Designing more inclusive websites
30 January 2009 by Anna Mieczakowski
Filed under News and views
About 10 years ago Professor John Clarkson from the Engineering Design Centre at the University of Cambridge and Professor Roger Coleman from the Helen Hamlyn Centre at the Royal College of Art realised the importance of designing more accessible, usable and desirable products and the value such products bring to the market, and as a result they collaboratively set up 2 Inclusive Design research groups in the UK: one in Cambridge and one in London. Since then, a lot of other UK-based academic and business institutions, including Kent House, recognised the benefit of inclusively-designed products and started they own inclusive design ventures. All these institutions operate from the belief that inclusively-designed products not only minimise the exclusion of less capable users, but they are also easier for everyone else to use.
Inclusive Design Background
Inclusive design is a general approach to designing in which designers ensure that their products and services address the needs of the widest possible audience, irrespective of age or ability.
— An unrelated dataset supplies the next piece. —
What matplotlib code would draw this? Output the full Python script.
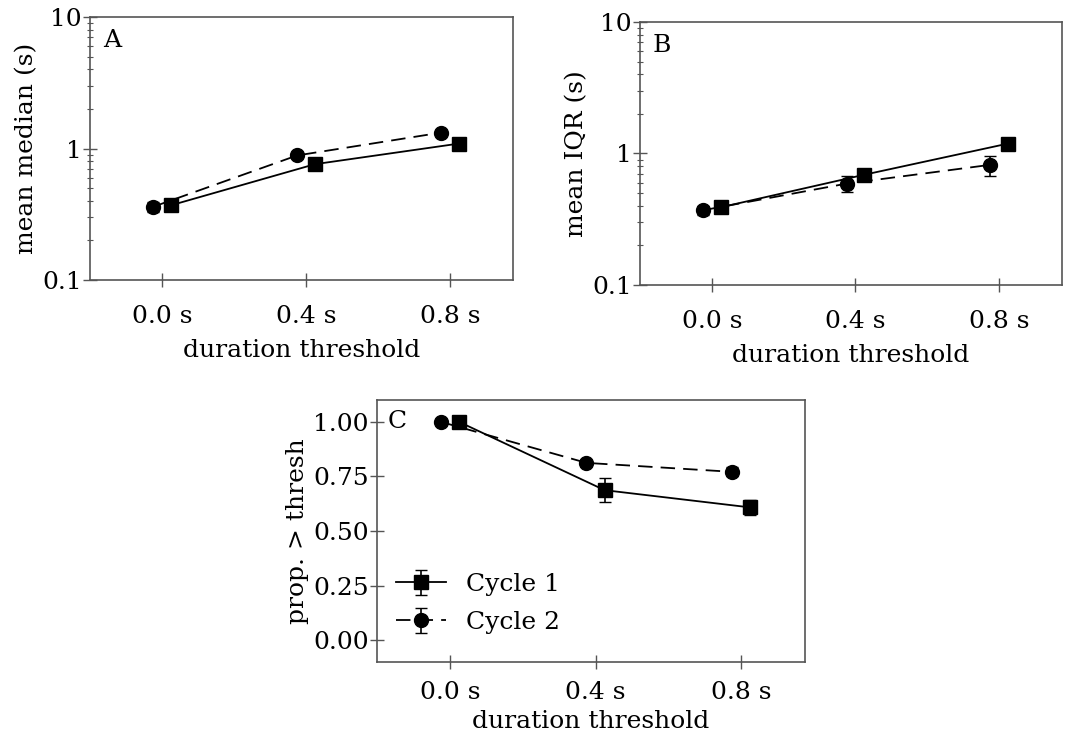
import numpy as np
import matplotlib
matplotlib.use('Agg')
import matplotlib.pyplot as plt

plt.rcParams['font.family'] = 'DejaVu Serif'
plt.rcParams['font.size'] = 18

# duration thresholds (s); the two cycles are nudged apart on the x axis
thresh = np.array([0.0, 0.4, 0.8])
offset = 0.025

# panel A: mean median (s)
med_c1 = [0.37, 0.76, 1.09]
med_c1_err = [0.02, 0.05, 0.06]
med_c2 = [0.36, 0.885, 1.32]
med_c2_err = [0.03, 0.04, 0.05]

# panel B: mean IQR (s)
iqr_c1 = [0.39, 0.69, 1.19]
iqr_c1_err = [0.02, 0.04, 0.06]
iqr_c2 = [0.37, 0.59, 0.82]
iqr_c2_err = [0.03, 0.08, 0.14]

# panel C: proportion above threshold
prop_c1 = [1.0, 0.687, 0.608]
prop_c1_err = [0.0, 0.055, 0.035]
prop_c2 = [1.0, 0.812, 0.771]
prop_c2_err = [0.0, 0.015, 0.02]

W, H = 1083, 740
fig = plt.figure(figsize=(W / 100, H / 100), dpi=100)


def px_axes(left, top, right, bottom):
    return fig.add_axes([left / W, 1 - bottom / H, (right - left) / W, (bottom - top) / H])


def draw(ax, c1, c1e, c2, c2e, letter, xpad=13, labelpad=8):
    ax.errorbar(thresh + offset, c1, yerr=c1e, fmt='s-', color='k', ms=10,
                lw=1.3, capsize=4, elinewidth=1.2, label='Cycle 1')
    ax.errorbar(thresh - offset, c2, yerr=c2e, fmt='o--', color='k', ms=10,
                lw=1.3, capsize=4, elinewidth=1.2, dashes=(8, 4.5), label='Cycle 2')
    ax.set_xlim(-0.2, 0.975)
    ax.set_xticks(thresh)
    ax.set_xticklabels([f'{t:.1f} s' for t in thresh])
    ax.set_xlabel('duration threshold', labelpad=labelpad)
    ax.tick_params(which='major', direction='inout', length=10, width=1, color='#555555')
    ax.tick_params(which='minor', direction='inout', length=5, width=0.8, color='#555555')
    ax.tick_params(axis='x', pad=xpad)
    ax.tick_params(axis='y', pad=1)
    ax.tick_params(top=False, right=False)
    for s in ax.spines.values():
        s.set_color('#555555')
        s.set_linewidth(1.2)
    return ax.text(0.03, 0.955, letter, transform=ax.transAxes, va='top', ha='left')


axA = px_axes(90, 17, 513, 280)
draw(axA, med_c1, med_c1_err, med_c2, med_c2_err, 'A')
axA.set_yscale('log')
axA.set_ylim(0.1, 10)
axA.set_yticks([0.1, 1, 10])
axA.set_yticklabels(['0.1', '1', '10'])
axA.set_ylabel('mean median (s)', labelpad=3)

axB = px_axes(640, 22, 1062, 285)
draw(axB, iqr_c1, iqr_c1_err, iqr_c2, iqr_c2_err, 'B')
axB.set_yscale('log')
axB.set_ylim(0.1, 10)
axB.set_yticks([0.1, 1, 10])
axB.set_yticklabels(['0.1', '1', '10'])
axB.set_ylabel('mean IQR (s)', labelpad=3)

axC = px_axes(377, 400, 805, 662)
lab = draw(axC, prop_c1, prop_c1_err, prop_c2, prop_c2_err, 'C', xpad=9, labelpad=4)
lab.set_position((0.025, 0.917))
lab.set_va('center')
axC.set_ylim(-0.1, 1.1)
axC.set_yticks([0.0, 0.25, 0.5, 0.75, 1.0])
axC.set_yticklabels(['0.00', '0.25', '0.50', '0.75', '1.00'])
axC.set_ylabel('prop. > thresh', labelpad=3)
axC.legend(loc='lower left', frameon=False, handlelength=2.0, handletextpad=0.8,
           labelspacing=0.6, borderaxespad=0.2, bbox_to_anchor=(0.01, 0.05))

fig.savefig('out.png', dpi=100)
The concept of inclusive design is similar to Universal Design, which is popular in the United States and Japan. However, it is widely accepted in the inclusive design discourse that designing ‘one product for all’ is implausible because people of different ages, capabilities and social and cultural backgrounds prefer different products.
Kent House and Inclusive Design Websites
Kent House believes in the power of inclusive products and services and we have always been stressing the importance of accessible and easy-to-use websites to our clients. In 2006, we conducted an extensive usability study on 303 Primary Care Trust (PCT) websites in the UK and found them to be of poor quality in terms of design, content and effectiveness of communication. As a solution to the problem with PCT websites, we developed the 3C Compliance Model. The results of the study were published in the British Journal of Healthcare Computing & Information Management in February 2007.
Kent House and the University of Cambridge
In the pursuit of even more understanding on inclusive design and the need to further develop guidance on how to design more accessible and usable products and services, I joined the Inclusive Design research group at the University of Cambridge as a PhD student in October 2007. My work focuses on modelling interaction between product features and human capabilities. I am particularly interested in finding out whether product designers really consider heterogeneous users during their designs, and if so, whether they use any models or frameworks to ensure that their products meet the needs and wants of users with varied capability. I am also interested in finding out more about the goals and actions of heterogenous users when they interact with daily living products.
Since I have been working with the Inclusive Design group, I have introduced the vision impairment simulator to the Kent House team in order to help our graphic designers understand how declined vision affects the ability to interact with our websites and as way of testing if our websites can be seen by people with reduced capability.